1. To generate alveolar bone loss and periodontal inflammation consistent with periodontitis in mice, using Fusobacterium nucleatum and Porphyromonas gingivalis;)
2. To determine whether F. nucleatum is capable of translocating from the periodontium to the murine placenta haematogenously;
3. To determine whether experimentally induced periodontitis with F. nucleatum and P. gingivalis increases adverse birth outcomes in mice.
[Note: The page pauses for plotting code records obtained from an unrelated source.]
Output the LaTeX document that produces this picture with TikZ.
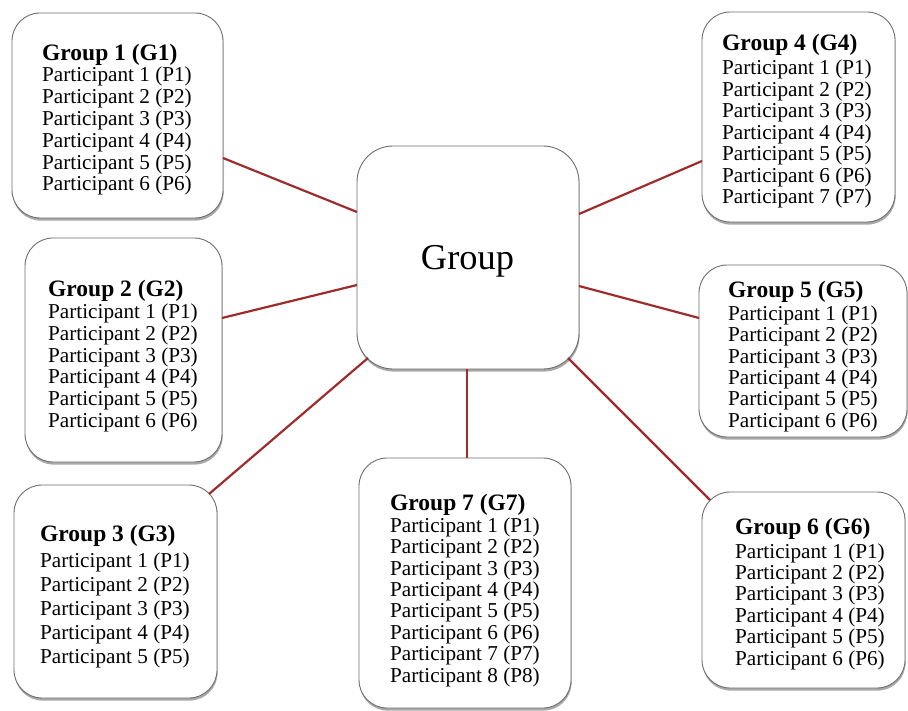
\documentclass[tikz,border=0pt]{standalone}
\usepackage{fontspec}
\setmainfont{Liberation Serif}
\usetikzlibrary{shadows,calc}
\definecolor{linkred}{RGB}{158,44,44}
\definecolor{boxline}{RGB}{110,110,110}
\tikzset{
  box/.style={draw=boxline, line width=0.9pt, fill=white, rounded corners=28pt,
    inner sep=0pt, outer sep=0pt,
    drop shadow={shadow xshift=0.6pt, shadow yshift=-2.6pt, opacity=0.45, fill=black!75}},
  bigbox/.style={box, rounded corners=36pt},
  ttl/.style={anchor=base west, inner sep=0pt, font=\fontsize{23.5}{24}\selectfont\bfseries},
  plist/.style={anchor=base west, inner sep=0pt, align=left, font=\fontsize{21.2}{#1}\selectfont},
  link/.style={draw=linkred, line width=2.2pt}
}
\begin{document}
\begin{tikzpicture}[x=1pt,y=-1pt]
\useasboundingbox (0,0) rectangle (908,711);
% boxes
\node[box, minimum width=211pt, minimum height=205pt] (g1) at (117.5,115.5) {};
\node[box, minimum width=197pt, minimum height=224pt] (g2) at (123.5,350) {};
\node[box, minimum width=203pt, minimum height=213pt] (g3) at (115.5,591.5) {};
\node[box, minimum width=193pt, minimum height=210pt] (g4) at (798.5,117) {};
\node[box, minimum width=208pt, minimum height=172pt] (g5) at (803,351) {};
\node[box, minimum width=203pt, minimum height=196pt] (g6) at (803.5,590) {};
\node[box, minimum width=212pt, minimum height=250pt] (g7) at (465,583) {};
\node[bigbox, minimum width=222pt, minimum height=223pt] (c) at (468,257.5) {};
% texts (list nodes are placed by the baseline of their last line)
\node[anchor=base, inner sep=0pt, font=\fontsize{36.4}{40}\selectfont] (ct) at (467.5,270) {Group};
\node[ttl] (t1) at (42,61) {Group 1 (G1)};
\node[plist=21.8] (p1) at (42,191) {Participant 1 (P1)\\Participant 2 (P2)\\Participant 3 (P3)\\Participant 4 (P4)\\Participant 5 (P5)\\Participant 6 (P6)};
\node[ttl] (t2) at (48,297) {Group 2 (G2)};
\node[plist=21.6] (p2) at (48,427) {Participant 1 (P1)\\Participant 2 (P2)\\Participant 3 (P3)\\Participant 4 (P4)\\Participant 5 (P5)\\Participant 6 (P6)};
\node[ttl] (t3) at (40,541) {Group 3 (G3)};
\node[plist=24] (p3) at (40,663) {Participant 1 (P1)\\Participant 2 (P2)\\Participant 3 (P3)\\Participant 4 (P4)\\Participant 5 (P5)};
\node[ttl] (t4) at (722,51) {Group 4 (G4)};
\node[plist=21.5] (p4) at (722,204) {Participant 1 (P1)\\Participant 2 (P2)\\Participant 3 (P3)\\Participant 4 (P4)\\Participant 5 (P5)\\Participant 6 (P6)\\Participant 7 (P7)};
\node[ttl] (t5) at (728,298) {Group 5 (G5)};
\node[plist=21.5] (p5) at (728,427.5) {Participant 1 (P1)\\Participant 2 (P2)\\Participant 3 (P3)\\Participant 4 (P4)\\Participant 5 (P5)\\Participant 6 (P6)};
\node[ttl] (t6) at (735,534) {Group 6 (G6)};
\node[plist=21.4] (p6) at (735,665) {Participant 1 (P1)\\Participant 2 (P2)\\Participant 3 (P3)\\Participant 4 (P4)\\Participant 5 (P5)\\Participant 6 (P6)};
\node[ttl] (t7) at (390,510) {Group 7 (G7)};
\node[plist=21.4] (p7) at (390,682) {Participant 1 (P1)\\Participant 2 (P2)\\Participant 3 (P3)\\Participant 4 (P4)\\Participant 5 (P5)\\Participant 6 (P6)\\Participant 7 (P7)\\Participant 8 (P8)};
% connectors
\draw[link] ($(g1.east)+(0,42.5)$) -- ($(c.west)+(0,-45.5)$);
\draw[link] ($(g2.east)+(0,-32)$) -- ($(c.west)+(0,27.5)$);
\draw[link] ($(g3.north east)+(-8,9)$) -- ($(c.south west)+(11,-11)$);
\draw[link] ($(g4.west)+(0,44)$) -- ($(c.east)+(0,-43.5)$);
\draw[link] ($(g5.west)+(0,-33)$) -- ($(c.east)+(0,28.5)$);
\draw[link] ($(g6.north west)+(8,8)$) -- ($(c.south east)+(-11,-11)$);
\draw[link] ($(c.south)+(-1,0)$) -- ($(g7.north)+(2,0)$);
\end{tikzpicture}
\end{document}
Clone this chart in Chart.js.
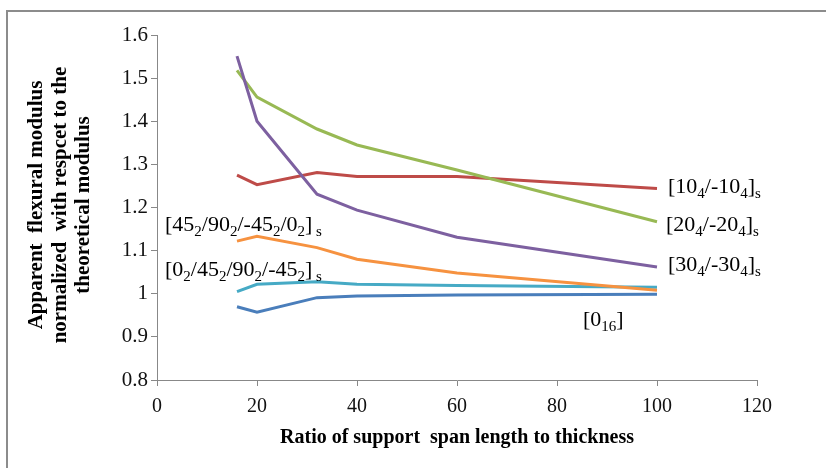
<!DOCTYPE html>
<html>
<head>
<meta charset="utf-8">
<script src="https://cdn.jsdelivr.net/npm/chart.js@4.4.1/dist/chart.umd.min.js"></script>
<style>
  html, body { margin: 0; padding: 0; background: #fff; }
  #wrap { position: relative; width: 826px; height: 468px; }
  #frame { position: absolute; left: 6px; top: 10px; right: 0; bottom: 0;
           border-left: 2px solid #8c8c8c; border-top: 2px solid #8c8c8c; }
  #modulus { position: absolute; left: 0; top: 0; }
</style>
</head>
<body>
<div id="wrap">
  <div id="frame"></div>
  <canvas id="modulus" width="826" height="468"></canvas>
</div>
<script>
// span-to-thickness ratios used in the tests
const spanRatio = [16, 20, 32, 40, 60, 100];

// normalized apparent flexural modulus per layup
const mod0_16 = [0.970, 0.957, 0.991, 0.995, 0.997, 0.999];
const mod10 = [1.275, 1.253, 1.281, 1.272, 1.272, 1.244];
const mod20 = [1.518, 1.456, 1.382, 1.345, 1.287, 1.167];
const mod30 = [1.551, 1.400, 1.231, 1.194, 1.131, 1.062];
const modQuasiA = [1.005, 1.022, 1.028, 1.022, 1.019, 1.015];
const modQuasiB = [1.122, 1.133, 1.107, 1.080, 1.048, 1.008];

const xTicks = [0, 20, 40, 60, 80, 100, 120];
const yTicks = [0.8, 0.9, 1, 1.1, 1.2, 1.3, 1.4, 1.5, 1.6];

const yTitle = ["Apparent  flexural modulus", "normalized  with respcet to the", "theoretical modulus"];
const xTitle = "Ratio of support  span length to thickness";

// series labels: [text, isSubscript] pieces, anchored in data units
const labels = [
  { x: 102.2, y: 1.248, parts: [["[10", 0], ["4", 1], ["/-10", 0], ["4", 1], ["]", 0], ["s", 1]] },
  { x: 101.8, y: 1.159, parts: [["[20", 0], ["4", 1], ["/-20", 0], ["4", 1], ["]", 0], ["s", 1]] },
  { x: 102.2, y: 1.067, parts: [["[30", 0], ["4", 1], ["/-30", 0], ["4", 1], ["]", 0], ["s", 1]] },
  { x: 85.2, y: 0.939, parts: [["[0", 0], ["16", 1], ["]", 0]] },
  { x: 1.6, y: 1.160, parts: [["[45", 0], ["2", 1], ["/90", 0], ["2", 1], ["/-45", 0], ["2", 1], ["/0", 0], ["2", 1], ["]", 0], [" s", 1]] },
  { x: 1.6, y: 1.055, parts: [["[0", 0], ["2", 1], ["/45", 0], ["2", 1], ["/90", 0], ["2", 1], ["/-45", 0], ["2", 1], ["]", 0], [" s", 1]] },
];

const series = [
  { name: "[0_16]", data: mod0_16, color: "#4a7ebb" },
  { name: "[10_4/-10_4]s", data: mod10, color: "#be4b48" },
  { name: "[20_4/-20_4]s", data: mod20, color: "#98b954" },
  { name: "[30_4/-30_4]s", data: mod30, color: "#7d60a0" },
  { name: "[0_2/45_2/90_2/-45_2]s", data: modQuasiA, color: "#46aac5" },
  { name: "[45_2/90_2/-45_2/0_2]s", data: modQuasiB, color: "#f69240" },
];

const SERIF = "'Liberation Serif', 'Times New Roman', serif";

const textPlugin = {
  id: "textPlugin",
  afterDraw(chart) {
    const ctx = chart.ctx;
    const xs = chart.scales.x, ys = chart.scales.y;
    ctx.save();
    ctx.fillStyle = "#000";

    // axis titles
    ctx.font = "bold 20px " + SERIF;
    ctx.textAlign = "center";
    ctx.textBaseline = "middle";
    ctx.fillText(xTitle, (chart.chartArea.left + chart.chartArea.right) / 2, 438);

    ctx.save();
    ctx.translate(0, 205);
    ctx.rotate(-Math.PI / 2);
    ctx.font = "bold 21px " + SERIF;
    const lineX = [37, 61, 84];
    yTitle.forEach((t, i) => ctx.fillText(t, 0, lineX[i]));
    ctx.restore();

    // series labels with subscripts
    ctx.textAlign = "left";
    labels.forEach(l => {
      let px = xs.getPixelForValue(l.x);
      const py = ys.getPixelForValue(l.y);
      l.parts.forEach(([t, sub]) => {
        ctx.font = (sub ? "15px " : "22px ") + SERIF;
        ctx.fillText(t, px, sub ? py + 7 : py);
        px += ctx.measureText(t).width;
      });
    });
    ctx.restore();
  }
};

new Chart(document.getElementById("modulus"), {
  type: "line",
  data: {
    datasets: series.map((s, i) => ({
      label: s.name,
      data: spanRatio.map((x, j) => ({ x: x, y: s.data[j] })),
      borderColor: s.color,
      backgroundColor: s.color,
      borderWidth: 3,
      pointRadius: 0,
      tension: 0,
      order: series.length - i,
    })),
  },
  options: {
    responsive: false,
    animation: false,
    layout: { padding: { top: 35, right: 69, left: 0, bottom: 0 } },
    plugins: { legend: { display: false }, tooltip: { enabled: false } },
    scales: {
      x: {
        type: "linear",
        min: 0, max: 120,
        afterBuildTicks: s => { s.ticks = xTicks.map(v => ({ value: v })); },
        afterFit: s => { s.height = 88; },
        grid: { drawOnChartArea: false, drawTicks: true, tickLength: 6, color: "#888" },
        border: { color: "#888", width: 1 },
        ticks: { font: { family: SERIF, size: 20 }, color: "#111", padding: 9, maxRotation: 0 },
      },
      y: {
        min: 0.8, max: 1.6,
        afterBuildTicks: s => { s.ticks = yTicks.map(v => ({ value: v })); },
        afterFit: s => { s.width = 157; },
        grid: { drawOnChartArea: false, drawTicks: true, tickLength: 6, color: "#888" },
        border: { color: "#888", width: 1 },
        ticks: {
          font: { family: SERIF, size: 21 }, color: "#111", padding: 3,
          callback: v => String(Number(v.toFixed(1))),
        },
      },
    },
  },
  plugins: [textPlugin],
});
</script>
</body>
</html>
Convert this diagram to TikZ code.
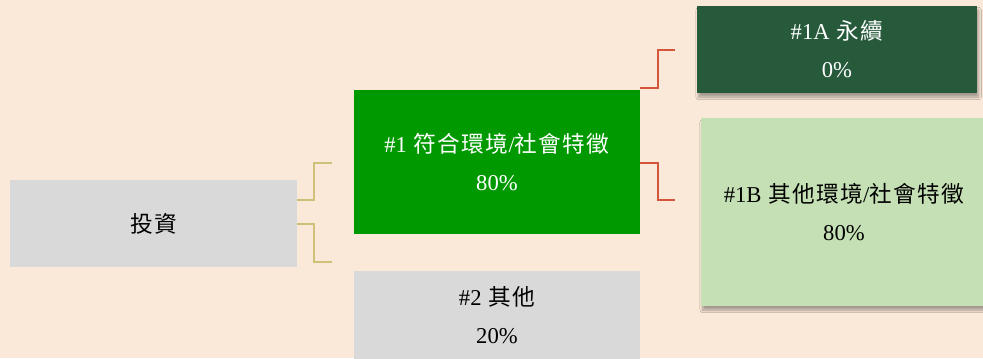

Periodontitis was induced in mice using a mixture of F. nucleatum and P. gingivalis, suspended in 2% carboxymethyl cellulose brushed into the gingival sulcus over 40 days. Mice were mated and bacterial inocluations continued until day 18 of gestation. The mice were euthanased and the placenta, liver, spleen and blood extracted and assessed for the presence of F. nucleatum and P. gingivalis by polymerase chain reaction (PCR) (16srRNA).
The maxillary and mandibular buccal gingivae and oral mucosa were harvested by sharp dissection. Half of each head was defleshed mechanically using 1% sodium hydroxide solution (NaOH) and assessed for bone loss (increased distance between the buccal cemento-enamel junction and alveolar bone crest) using a Leica MZ16FA stereomicroscope compared to controls. The other half was fixed in 10% formalin and histologically assessed for periodontal inflammation.
Alveolar bone loss was evident in the buccal maxilla and mandible in five of ten experimental mice compared to controls. Pregnancy rates were low at 50%. Adverse pregnancy outcomes were evident in one experimental mouse (2 pups carried only compared to 7-10 pups in control mice.) PCR analysis is ongoing.
Experimentally induced periodontitis with F. nucleatum and P. gingivalis in mice may cause adverse pregnancy outcomes via the haematogenous translocation of bacteria and feto-placental infection. More information is needed to determine the exact link between periodontitis and pregnancy outcomes. Oral inoculation of F. nucleatum and P. gingivalis in mice is an effective animal-based model of periodontitis.